Below are some records. Say how many of their lines contain the string "that", and give nothing but the number.
-- start of Dataset content --
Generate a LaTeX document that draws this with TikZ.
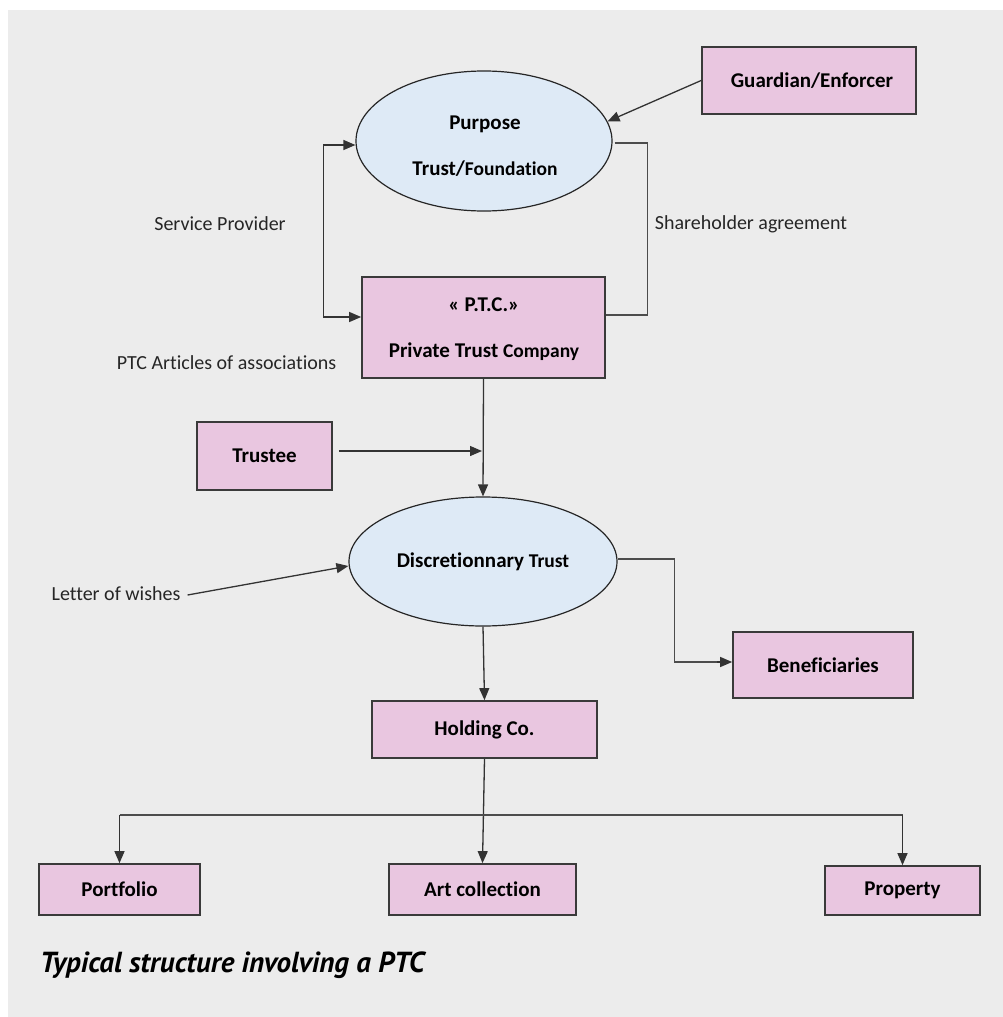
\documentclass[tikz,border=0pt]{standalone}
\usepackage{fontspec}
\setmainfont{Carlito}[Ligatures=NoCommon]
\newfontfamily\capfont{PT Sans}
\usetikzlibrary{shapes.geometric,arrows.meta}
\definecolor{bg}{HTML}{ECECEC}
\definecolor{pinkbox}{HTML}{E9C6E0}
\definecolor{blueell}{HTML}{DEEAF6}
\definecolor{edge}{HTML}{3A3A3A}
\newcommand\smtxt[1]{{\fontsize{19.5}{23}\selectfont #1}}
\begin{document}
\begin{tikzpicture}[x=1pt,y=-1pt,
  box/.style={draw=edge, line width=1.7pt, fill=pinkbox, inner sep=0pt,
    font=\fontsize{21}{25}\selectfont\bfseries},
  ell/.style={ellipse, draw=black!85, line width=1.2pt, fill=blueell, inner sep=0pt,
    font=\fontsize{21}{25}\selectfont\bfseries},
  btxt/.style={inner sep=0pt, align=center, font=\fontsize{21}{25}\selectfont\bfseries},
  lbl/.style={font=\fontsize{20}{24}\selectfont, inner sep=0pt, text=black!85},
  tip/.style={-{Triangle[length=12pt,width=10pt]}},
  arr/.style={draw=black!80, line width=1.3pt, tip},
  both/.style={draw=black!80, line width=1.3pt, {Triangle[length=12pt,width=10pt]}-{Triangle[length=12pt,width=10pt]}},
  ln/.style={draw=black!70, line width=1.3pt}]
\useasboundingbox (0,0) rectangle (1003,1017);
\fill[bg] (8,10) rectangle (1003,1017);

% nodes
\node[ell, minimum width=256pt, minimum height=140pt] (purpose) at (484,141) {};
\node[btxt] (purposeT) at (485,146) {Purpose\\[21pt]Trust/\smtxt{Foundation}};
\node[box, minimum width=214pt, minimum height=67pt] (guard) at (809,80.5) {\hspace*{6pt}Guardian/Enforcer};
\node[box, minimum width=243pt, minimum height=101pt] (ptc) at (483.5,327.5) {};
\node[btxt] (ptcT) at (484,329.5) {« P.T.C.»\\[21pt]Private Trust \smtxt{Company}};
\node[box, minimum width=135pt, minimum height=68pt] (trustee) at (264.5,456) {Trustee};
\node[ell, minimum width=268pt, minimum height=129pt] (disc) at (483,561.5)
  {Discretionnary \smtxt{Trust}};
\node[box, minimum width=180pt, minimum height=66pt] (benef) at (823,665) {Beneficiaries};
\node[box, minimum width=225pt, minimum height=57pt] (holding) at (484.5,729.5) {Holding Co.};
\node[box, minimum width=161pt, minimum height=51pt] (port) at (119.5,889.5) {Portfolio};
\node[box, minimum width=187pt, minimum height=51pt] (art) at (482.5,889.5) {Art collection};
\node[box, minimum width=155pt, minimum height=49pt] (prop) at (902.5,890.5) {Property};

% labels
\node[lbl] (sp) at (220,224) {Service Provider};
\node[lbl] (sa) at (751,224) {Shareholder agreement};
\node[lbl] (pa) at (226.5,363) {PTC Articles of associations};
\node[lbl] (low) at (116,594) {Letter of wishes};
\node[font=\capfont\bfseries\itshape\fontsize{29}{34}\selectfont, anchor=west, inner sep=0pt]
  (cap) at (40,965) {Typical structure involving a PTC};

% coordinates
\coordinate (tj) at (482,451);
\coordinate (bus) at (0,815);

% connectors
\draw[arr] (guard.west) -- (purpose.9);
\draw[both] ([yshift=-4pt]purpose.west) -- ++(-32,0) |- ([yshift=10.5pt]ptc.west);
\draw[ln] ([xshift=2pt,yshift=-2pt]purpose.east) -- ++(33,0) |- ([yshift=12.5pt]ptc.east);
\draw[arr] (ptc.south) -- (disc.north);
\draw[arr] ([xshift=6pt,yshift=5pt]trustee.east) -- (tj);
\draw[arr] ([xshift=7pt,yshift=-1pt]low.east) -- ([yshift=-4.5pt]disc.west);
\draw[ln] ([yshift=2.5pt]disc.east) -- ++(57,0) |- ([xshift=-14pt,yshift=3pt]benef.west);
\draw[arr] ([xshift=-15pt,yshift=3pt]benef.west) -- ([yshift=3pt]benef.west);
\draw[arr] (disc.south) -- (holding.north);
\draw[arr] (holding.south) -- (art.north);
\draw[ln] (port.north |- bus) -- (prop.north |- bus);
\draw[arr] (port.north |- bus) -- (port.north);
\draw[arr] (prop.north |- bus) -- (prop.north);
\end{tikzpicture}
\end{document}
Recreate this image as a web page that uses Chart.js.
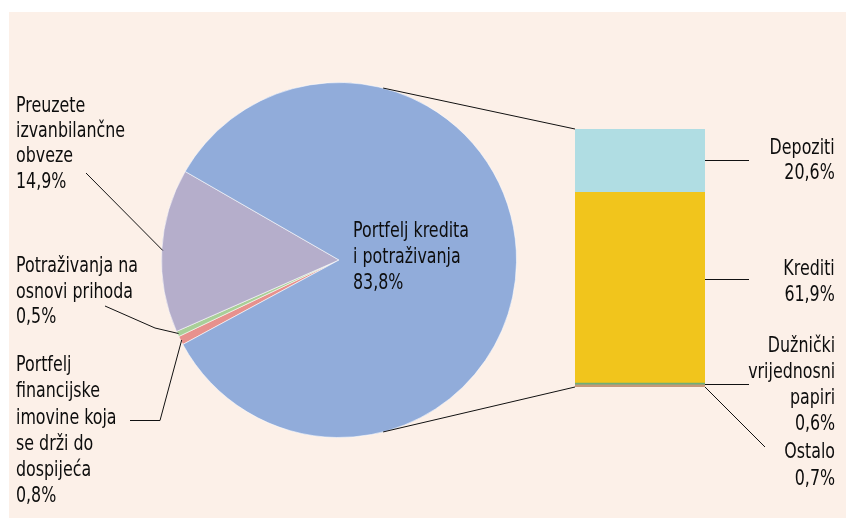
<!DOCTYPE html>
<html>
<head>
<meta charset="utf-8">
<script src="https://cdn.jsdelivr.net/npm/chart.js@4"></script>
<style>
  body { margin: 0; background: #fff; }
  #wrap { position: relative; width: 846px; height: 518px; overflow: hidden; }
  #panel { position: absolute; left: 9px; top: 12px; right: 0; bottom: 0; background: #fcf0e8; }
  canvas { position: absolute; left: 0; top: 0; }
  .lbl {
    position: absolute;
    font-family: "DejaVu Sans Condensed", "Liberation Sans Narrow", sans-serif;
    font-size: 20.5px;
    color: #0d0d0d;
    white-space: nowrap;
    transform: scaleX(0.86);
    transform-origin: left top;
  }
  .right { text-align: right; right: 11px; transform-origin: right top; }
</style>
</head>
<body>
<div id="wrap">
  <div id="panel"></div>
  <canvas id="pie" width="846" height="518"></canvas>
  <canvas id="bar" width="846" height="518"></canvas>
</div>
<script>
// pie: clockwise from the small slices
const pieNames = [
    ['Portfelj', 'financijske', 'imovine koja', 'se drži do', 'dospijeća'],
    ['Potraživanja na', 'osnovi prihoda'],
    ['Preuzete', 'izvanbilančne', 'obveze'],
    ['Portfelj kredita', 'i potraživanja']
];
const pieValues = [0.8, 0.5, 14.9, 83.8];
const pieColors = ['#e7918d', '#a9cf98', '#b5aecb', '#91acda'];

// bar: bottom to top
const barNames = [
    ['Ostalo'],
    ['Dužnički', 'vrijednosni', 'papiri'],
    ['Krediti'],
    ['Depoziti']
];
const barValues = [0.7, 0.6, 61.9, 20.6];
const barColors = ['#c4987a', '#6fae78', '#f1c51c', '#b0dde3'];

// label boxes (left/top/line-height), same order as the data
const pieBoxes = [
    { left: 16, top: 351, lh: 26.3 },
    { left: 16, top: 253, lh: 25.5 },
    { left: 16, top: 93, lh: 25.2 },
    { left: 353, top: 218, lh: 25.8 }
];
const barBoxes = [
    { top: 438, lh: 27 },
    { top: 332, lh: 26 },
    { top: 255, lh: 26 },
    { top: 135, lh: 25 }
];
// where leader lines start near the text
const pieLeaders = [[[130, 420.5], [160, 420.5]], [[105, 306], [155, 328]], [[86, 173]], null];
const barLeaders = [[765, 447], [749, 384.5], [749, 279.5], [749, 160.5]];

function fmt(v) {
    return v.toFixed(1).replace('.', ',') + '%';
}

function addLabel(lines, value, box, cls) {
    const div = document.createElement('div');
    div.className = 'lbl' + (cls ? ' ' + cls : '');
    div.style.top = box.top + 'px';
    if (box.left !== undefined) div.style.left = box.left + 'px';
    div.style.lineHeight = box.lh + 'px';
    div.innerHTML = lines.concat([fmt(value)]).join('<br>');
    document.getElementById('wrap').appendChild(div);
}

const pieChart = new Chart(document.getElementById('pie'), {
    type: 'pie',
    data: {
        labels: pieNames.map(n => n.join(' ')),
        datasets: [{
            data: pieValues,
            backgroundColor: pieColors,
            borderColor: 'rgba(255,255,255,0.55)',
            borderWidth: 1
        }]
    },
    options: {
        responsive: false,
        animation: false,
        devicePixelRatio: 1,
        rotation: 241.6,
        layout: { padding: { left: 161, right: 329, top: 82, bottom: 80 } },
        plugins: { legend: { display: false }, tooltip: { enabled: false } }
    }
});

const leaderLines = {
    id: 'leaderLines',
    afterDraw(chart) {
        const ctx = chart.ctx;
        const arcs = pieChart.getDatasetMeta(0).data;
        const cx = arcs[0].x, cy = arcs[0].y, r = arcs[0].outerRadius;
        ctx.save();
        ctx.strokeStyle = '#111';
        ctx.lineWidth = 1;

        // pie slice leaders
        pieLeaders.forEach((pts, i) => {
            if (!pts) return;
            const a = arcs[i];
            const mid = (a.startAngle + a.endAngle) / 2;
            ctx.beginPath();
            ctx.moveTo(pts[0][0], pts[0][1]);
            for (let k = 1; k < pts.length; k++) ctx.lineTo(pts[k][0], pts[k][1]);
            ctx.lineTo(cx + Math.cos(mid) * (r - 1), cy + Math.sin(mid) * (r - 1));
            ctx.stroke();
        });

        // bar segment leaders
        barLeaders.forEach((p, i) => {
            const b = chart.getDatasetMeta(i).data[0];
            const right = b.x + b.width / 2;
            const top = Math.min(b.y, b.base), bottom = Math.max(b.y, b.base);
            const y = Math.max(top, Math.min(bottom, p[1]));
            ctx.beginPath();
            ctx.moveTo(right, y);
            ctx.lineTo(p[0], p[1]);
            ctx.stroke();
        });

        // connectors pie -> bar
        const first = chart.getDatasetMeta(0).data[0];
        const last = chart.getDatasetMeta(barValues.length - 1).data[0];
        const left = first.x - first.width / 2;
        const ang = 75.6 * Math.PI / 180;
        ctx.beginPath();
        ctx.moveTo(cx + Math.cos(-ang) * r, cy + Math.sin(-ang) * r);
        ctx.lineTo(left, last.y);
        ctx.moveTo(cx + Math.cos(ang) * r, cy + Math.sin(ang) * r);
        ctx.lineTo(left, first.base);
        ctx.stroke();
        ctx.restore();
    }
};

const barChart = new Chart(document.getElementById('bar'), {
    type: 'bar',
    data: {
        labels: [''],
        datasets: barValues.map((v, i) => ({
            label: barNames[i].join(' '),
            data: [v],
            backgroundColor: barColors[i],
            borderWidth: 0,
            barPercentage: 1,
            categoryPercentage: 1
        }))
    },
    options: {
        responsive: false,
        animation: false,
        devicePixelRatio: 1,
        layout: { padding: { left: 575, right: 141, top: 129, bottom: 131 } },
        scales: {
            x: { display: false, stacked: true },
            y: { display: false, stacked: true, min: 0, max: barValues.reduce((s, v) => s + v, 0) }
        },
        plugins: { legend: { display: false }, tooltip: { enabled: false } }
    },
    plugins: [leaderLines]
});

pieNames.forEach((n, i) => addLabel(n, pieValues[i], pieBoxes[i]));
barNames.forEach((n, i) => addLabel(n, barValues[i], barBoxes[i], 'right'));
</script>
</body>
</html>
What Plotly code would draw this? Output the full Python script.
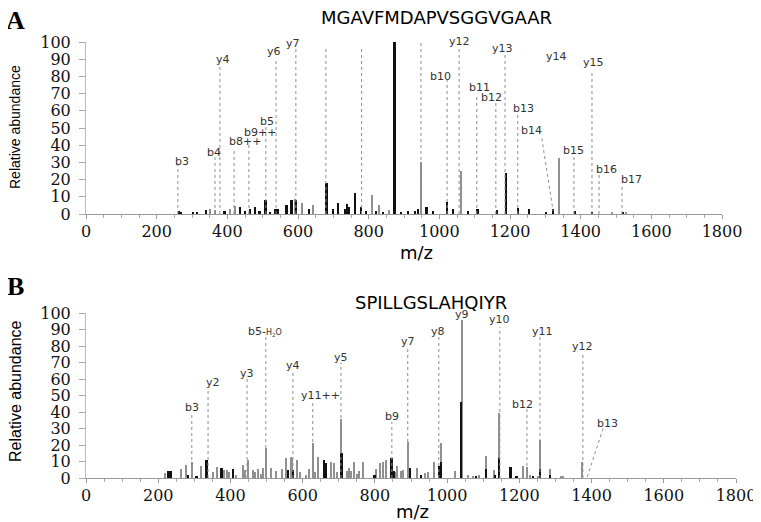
-- end of Dataset content --
* _Response to the exercise_:
2